>> begin Listed records

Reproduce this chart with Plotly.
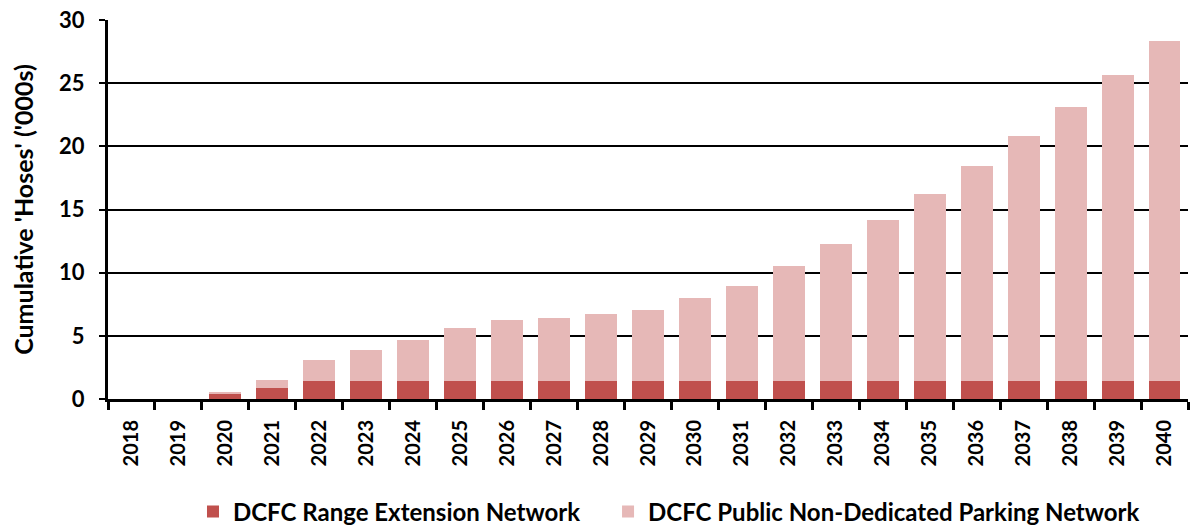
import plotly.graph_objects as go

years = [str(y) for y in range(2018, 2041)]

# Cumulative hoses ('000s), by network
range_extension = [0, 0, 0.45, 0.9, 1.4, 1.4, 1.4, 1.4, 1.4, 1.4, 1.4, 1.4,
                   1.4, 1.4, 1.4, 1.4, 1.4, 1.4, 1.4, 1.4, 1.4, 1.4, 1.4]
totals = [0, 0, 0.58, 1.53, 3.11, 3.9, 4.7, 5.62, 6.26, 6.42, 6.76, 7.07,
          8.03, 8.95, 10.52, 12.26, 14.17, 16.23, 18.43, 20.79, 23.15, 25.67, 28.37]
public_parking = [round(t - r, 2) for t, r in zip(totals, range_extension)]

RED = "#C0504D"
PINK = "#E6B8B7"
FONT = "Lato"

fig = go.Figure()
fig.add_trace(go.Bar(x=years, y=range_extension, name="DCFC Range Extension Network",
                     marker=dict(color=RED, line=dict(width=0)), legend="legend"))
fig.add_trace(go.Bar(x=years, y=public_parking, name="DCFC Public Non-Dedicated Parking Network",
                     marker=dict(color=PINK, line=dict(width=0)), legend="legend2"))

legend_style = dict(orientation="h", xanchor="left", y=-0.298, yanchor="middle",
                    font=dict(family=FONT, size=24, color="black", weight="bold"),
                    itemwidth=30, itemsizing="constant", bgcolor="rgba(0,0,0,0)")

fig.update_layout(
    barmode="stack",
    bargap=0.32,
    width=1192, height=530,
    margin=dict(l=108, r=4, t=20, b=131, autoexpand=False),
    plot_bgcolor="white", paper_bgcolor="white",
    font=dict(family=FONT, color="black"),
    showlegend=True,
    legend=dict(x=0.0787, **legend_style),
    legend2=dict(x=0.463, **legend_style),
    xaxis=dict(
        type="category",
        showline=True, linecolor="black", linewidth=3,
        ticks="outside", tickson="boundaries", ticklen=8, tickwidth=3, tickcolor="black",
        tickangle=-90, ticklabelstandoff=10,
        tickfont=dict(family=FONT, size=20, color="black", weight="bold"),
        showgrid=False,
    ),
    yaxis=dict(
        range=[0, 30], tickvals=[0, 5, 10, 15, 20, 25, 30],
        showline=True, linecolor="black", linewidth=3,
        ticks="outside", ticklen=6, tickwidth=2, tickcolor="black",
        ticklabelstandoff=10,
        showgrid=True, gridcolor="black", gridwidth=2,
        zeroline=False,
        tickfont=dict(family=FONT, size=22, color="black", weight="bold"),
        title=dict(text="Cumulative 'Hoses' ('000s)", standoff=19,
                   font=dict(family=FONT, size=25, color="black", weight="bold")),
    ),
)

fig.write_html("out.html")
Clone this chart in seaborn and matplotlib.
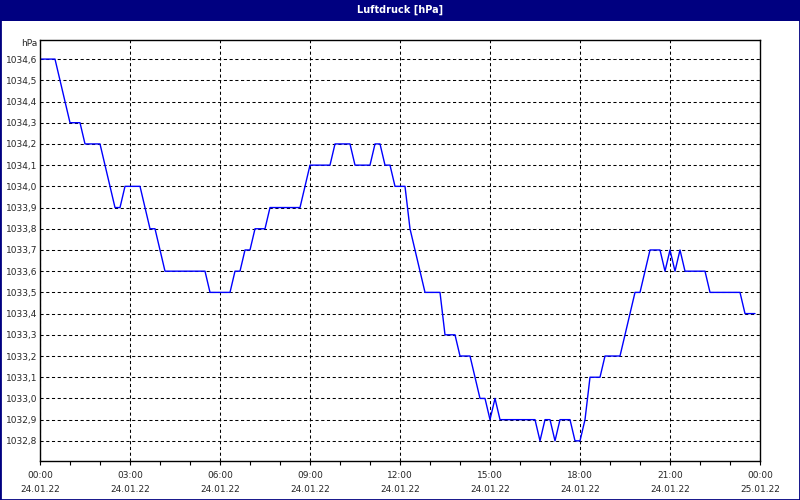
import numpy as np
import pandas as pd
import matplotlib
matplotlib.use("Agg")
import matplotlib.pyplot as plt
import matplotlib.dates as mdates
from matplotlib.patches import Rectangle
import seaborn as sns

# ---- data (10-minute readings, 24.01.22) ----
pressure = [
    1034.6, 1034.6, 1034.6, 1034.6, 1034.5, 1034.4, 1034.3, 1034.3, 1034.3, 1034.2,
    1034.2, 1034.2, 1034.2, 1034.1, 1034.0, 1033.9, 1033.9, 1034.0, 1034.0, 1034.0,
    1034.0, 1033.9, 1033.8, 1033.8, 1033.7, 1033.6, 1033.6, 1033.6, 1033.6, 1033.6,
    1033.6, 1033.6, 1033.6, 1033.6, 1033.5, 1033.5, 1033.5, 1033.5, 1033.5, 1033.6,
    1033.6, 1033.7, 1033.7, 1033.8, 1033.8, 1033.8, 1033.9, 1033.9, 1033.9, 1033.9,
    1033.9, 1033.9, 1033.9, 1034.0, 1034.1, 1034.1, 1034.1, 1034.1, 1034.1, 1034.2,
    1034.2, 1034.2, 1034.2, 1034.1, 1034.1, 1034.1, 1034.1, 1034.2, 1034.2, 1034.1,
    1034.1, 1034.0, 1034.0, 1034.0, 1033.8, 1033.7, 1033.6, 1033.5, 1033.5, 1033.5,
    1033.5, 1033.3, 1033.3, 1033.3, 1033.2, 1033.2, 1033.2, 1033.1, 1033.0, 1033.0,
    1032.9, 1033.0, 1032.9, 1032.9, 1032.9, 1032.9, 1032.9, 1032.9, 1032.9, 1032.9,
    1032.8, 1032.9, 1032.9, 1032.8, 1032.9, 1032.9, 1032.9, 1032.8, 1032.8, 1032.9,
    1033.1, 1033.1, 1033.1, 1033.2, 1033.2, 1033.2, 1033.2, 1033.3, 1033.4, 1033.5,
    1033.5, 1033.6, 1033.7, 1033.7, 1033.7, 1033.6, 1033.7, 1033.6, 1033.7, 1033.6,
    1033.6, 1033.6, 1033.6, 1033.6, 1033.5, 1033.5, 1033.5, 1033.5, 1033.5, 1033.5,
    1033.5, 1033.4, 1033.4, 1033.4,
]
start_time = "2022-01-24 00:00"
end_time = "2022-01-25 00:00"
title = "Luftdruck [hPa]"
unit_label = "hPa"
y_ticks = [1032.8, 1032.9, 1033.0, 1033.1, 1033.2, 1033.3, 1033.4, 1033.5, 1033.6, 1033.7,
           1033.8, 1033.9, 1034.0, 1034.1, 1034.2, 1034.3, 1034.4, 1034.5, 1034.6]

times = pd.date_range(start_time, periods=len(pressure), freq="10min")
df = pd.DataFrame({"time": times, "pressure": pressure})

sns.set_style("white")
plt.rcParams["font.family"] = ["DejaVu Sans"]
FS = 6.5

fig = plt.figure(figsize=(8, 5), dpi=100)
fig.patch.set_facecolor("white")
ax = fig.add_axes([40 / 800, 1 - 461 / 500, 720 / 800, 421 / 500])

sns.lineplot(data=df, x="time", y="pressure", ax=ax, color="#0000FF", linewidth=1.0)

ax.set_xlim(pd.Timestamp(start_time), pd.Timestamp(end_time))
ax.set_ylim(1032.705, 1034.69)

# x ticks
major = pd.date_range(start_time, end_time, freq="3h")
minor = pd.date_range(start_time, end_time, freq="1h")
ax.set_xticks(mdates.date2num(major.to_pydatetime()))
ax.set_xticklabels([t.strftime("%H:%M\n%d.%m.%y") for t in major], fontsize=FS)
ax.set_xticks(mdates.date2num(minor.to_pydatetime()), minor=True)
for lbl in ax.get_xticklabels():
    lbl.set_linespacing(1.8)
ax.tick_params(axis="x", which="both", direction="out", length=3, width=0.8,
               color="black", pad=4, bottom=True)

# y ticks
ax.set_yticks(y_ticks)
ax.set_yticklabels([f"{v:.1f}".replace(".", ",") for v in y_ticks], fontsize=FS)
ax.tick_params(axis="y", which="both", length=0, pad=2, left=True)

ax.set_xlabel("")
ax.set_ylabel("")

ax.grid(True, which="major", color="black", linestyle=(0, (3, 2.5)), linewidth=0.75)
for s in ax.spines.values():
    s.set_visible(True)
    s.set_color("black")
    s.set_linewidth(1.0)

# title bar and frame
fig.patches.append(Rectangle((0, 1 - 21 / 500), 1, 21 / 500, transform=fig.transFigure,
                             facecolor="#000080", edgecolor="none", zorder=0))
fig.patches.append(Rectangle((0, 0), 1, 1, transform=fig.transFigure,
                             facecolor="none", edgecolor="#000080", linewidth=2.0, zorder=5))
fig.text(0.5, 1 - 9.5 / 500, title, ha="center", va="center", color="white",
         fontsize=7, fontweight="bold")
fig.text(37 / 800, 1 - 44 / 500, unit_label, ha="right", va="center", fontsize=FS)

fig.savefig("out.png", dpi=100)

>> end Listed records
>> begin Listed records

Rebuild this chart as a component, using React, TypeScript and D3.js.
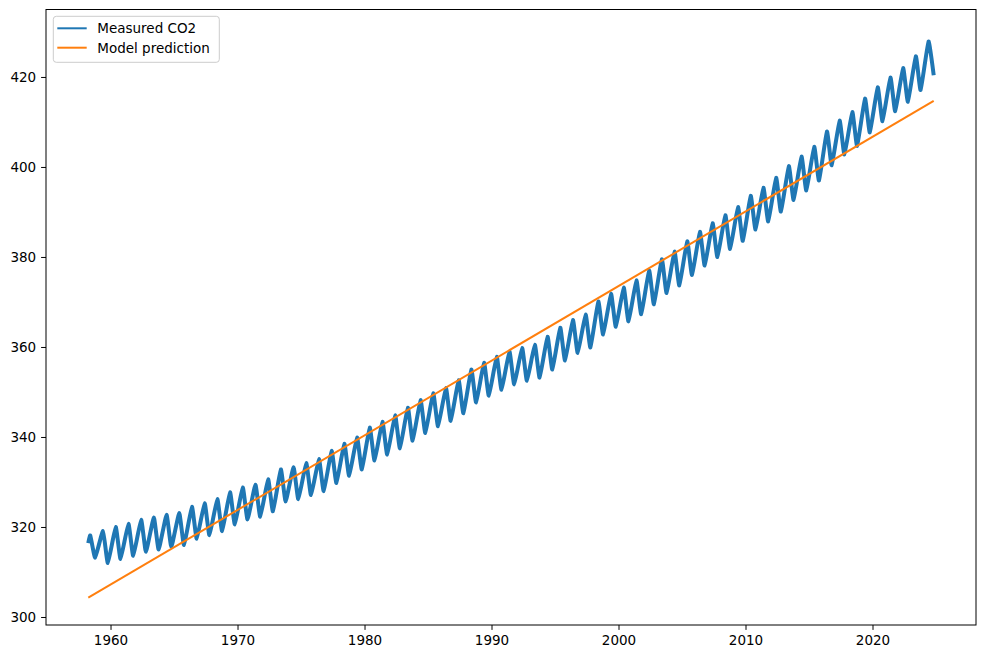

>> end Listed records
>> begin Listed records

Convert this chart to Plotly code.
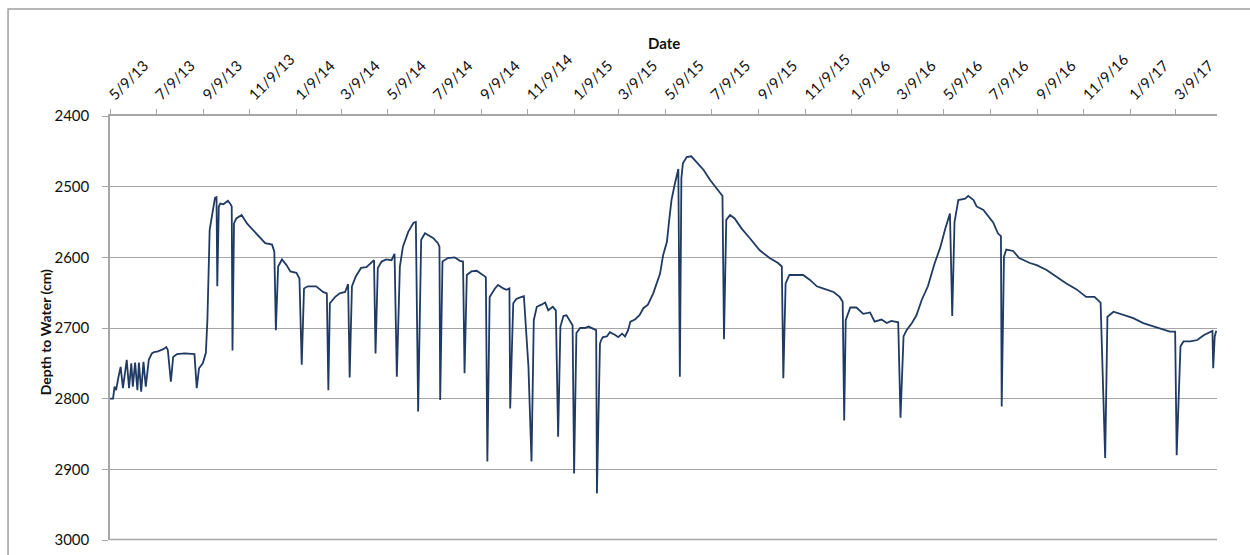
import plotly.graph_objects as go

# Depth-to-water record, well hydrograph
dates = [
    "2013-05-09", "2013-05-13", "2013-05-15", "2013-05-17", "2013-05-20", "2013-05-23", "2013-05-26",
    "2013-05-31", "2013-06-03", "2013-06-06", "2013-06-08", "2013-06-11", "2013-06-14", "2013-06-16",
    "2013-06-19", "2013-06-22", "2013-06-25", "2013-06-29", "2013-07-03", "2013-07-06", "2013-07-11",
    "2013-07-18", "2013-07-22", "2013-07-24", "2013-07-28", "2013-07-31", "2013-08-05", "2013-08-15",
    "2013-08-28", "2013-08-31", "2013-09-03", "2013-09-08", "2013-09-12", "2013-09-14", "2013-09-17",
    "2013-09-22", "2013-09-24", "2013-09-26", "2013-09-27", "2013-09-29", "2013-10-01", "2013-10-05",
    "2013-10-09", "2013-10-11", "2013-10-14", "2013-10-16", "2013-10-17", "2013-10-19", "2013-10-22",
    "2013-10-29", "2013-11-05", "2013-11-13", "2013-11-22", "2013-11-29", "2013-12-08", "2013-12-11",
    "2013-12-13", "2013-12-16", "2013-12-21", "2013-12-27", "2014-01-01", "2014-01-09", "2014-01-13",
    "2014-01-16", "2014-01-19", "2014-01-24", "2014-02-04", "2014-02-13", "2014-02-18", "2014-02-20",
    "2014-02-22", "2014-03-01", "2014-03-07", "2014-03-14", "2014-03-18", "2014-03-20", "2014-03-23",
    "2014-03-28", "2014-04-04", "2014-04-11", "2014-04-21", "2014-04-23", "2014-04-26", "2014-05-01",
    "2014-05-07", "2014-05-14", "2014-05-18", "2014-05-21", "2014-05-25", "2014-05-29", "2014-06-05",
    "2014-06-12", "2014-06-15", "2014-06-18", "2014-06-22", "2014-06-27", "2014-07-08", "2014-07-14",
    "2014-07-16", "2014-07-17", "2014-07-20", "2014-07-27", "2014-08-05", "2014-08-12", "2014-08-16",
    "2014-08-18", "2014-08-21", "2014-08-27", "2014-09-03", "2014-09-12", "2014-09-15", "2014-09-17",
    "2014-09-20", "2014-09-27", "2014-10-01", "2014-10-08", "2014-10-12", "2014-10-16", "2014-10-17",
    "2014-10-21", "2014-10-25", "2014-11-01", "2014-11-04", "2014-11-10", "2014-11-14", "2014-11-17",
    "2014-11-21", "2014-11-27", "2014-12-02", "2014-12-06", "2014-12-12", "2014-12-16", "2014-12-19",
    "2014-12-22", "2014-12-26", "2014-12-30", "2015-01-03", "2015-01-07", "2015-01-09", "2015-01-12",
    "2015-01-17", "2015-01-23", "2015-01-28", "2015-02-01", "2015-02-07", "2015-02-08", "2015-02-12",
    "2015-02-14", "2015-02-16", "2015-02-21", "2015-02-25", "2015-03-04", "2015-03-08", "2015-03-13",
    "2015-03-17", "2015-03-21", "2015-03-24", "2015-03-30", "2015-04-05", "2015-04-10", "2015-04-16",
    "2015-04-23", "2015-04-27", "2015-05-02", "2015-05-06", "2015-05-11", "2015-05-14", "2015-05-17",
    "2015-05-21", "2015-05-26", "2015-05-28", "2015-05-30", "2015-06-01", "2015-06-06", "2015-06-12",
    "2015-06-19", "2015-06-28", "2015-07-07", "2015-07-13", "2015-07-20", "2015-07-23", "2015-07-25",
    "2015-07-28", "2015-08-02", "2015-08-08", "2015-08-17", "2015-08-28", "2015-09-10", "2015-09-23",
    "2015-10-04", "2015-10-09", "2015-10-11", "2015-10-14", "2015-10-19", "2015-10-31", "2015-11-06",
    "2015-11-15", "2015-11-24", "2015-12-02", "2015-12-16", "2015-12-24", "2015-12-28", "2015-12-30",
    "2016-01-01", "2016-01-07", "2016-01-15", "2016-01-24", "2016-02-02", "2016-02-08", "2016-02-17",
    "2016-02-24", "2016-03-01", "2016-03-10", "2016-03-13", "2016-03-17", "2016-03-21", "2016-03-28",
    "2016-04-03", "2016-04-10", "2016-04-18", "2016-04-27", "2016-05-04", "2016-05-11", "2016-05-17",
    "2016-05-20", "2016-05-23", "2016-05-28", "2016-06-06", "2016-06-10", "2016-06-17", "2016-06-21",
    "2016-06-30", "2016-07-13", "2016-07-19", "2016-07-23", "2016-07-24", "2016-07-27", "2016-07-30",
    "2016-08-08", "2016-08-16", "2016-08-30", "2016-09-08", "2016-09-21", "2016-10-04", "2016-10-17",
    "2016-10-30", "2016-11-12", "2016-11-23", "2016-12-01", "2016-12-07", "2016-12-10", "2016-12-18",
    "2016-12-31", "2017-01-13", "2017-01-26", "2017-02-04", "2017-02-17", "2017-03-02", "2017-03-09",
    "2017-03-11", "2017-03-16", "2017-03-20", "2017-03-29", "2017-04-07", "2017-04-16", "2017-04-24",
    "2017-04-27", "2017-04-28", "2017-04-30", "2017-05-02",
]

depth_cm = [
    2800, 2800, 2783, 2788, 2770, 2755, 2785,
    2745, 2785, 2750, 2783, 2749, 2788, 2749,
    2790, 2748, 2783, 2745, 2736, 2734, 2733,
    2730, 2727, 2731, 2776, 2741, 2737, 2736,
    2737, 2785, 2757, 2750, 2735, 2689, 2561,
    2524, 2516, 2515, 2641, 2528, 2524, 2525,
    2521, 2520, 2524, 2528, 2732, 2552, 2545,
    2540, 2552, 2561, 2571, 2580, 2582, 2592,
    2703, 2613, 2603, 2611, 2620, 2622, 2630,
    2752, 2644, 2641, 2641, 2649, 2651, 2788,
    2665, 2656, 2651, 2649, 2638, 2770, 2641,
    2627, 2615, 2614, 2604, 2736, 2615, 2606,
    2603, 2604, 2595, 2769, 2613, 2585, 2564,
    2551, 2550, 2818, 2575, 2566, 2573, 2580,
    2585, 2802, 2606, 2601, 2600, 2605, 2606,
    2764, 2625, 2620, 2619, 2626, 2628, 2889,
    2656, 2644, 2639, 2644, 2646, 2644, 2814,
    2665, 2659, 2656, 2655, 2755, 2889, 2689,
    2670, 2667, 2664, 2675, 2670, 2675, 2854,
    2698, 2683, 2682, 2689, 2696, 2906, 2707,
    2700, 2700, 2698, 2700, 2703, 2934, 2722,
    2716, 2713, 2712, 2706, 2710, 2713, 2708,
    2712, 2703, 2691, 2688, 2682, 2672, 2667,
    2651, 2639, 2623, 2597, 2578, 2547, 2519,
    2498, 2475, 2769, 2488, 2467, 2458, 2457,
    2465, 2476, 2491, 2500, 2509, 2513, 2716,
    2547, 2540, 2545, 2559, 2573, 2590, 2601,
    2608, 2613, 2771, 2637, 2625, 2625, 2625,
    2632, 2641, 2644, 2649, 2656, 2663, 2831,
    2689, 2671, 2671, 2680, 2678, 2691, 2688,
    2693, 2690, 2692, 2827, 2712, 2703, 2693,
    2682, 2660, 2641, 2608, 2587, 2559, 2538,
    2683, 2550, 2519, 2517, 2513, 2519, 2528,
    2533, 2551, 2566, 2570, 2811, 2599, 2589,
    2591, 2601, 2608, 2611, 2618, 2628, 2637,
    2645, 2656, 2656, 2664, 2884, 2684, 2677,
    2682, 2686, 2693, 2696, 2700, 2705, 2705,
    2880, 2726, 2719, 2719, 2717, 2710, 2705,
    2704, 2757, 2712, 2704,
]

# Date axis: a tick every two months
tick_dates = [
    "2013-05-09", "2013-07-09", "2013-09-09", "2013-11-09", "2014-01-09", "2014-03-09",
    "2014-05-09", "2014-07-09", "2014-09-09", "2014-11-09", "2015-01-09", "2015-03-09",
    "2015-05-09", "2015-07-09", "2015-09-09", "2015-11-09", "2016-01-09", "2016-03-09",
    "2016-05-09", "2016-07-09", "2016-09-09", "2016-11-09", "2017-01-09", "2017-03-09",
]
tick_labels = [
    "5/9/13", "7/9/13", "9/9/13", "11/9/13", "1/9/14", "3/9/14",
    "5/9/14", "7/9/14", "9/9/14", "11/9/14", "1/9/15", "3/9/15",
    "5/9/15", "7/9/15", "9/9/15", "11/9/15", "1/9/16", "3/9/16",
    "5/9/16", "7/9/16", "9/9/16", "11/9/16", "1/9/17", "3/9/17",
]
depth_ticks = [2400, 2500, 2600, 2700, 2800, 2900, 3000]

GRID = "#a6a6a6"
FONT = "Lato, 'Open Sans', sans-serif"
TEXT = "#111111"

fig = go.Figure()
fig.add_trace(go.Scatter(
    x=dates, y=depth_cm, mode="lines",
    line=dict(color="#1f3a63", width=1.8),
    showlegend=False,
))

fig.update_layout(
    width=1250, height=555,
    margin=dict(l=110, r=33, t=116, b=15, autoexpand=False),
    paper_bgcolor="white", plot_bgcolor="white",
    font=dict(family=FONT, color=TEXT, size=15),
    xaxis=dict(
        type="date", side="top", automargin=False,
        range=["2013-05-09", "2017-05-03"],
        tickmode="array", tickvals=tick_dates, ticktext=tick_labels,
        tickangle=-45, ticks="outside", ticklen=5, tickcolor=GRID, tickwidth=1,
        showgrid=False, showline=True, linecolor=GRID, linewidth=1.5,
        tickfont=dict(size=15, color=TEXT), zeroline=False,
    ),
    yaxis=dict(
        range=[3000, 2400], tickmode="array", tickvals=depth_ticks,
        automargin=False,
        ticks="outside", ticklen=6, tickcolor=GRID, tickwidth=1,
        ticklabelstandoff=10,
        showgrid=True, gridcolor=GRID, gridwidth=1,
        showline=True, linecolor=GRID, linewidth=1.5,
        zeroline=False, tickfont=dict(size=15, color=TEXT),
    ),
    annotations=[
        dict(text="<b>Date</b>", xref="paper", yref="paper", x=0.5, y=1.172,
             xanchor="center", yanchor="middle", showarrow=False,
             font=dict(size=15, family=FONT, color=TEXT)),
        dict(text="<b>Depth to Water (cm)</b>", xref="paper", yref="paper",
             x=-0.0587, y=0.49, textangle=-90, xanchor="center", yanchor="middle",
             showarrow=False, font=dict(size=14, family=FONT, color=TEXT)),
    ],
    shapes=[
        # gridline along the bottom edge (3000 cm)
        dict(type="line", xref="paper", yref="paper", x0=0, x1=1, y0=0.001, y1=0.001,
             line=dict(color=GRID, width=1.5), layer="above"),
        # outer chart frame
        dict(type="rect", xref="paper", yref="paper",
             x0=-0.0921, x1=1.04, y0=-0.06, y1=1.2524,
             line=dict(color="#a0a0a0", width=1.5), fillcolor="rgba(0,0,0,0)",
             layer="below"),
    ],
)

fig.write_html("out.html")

>> end Listed records

Prompt: Go through the entries above and pull out each line with "seaborn" in it.

Problem solution:
Clone this chart in seaborn and matplotlib.
import seaborn as sns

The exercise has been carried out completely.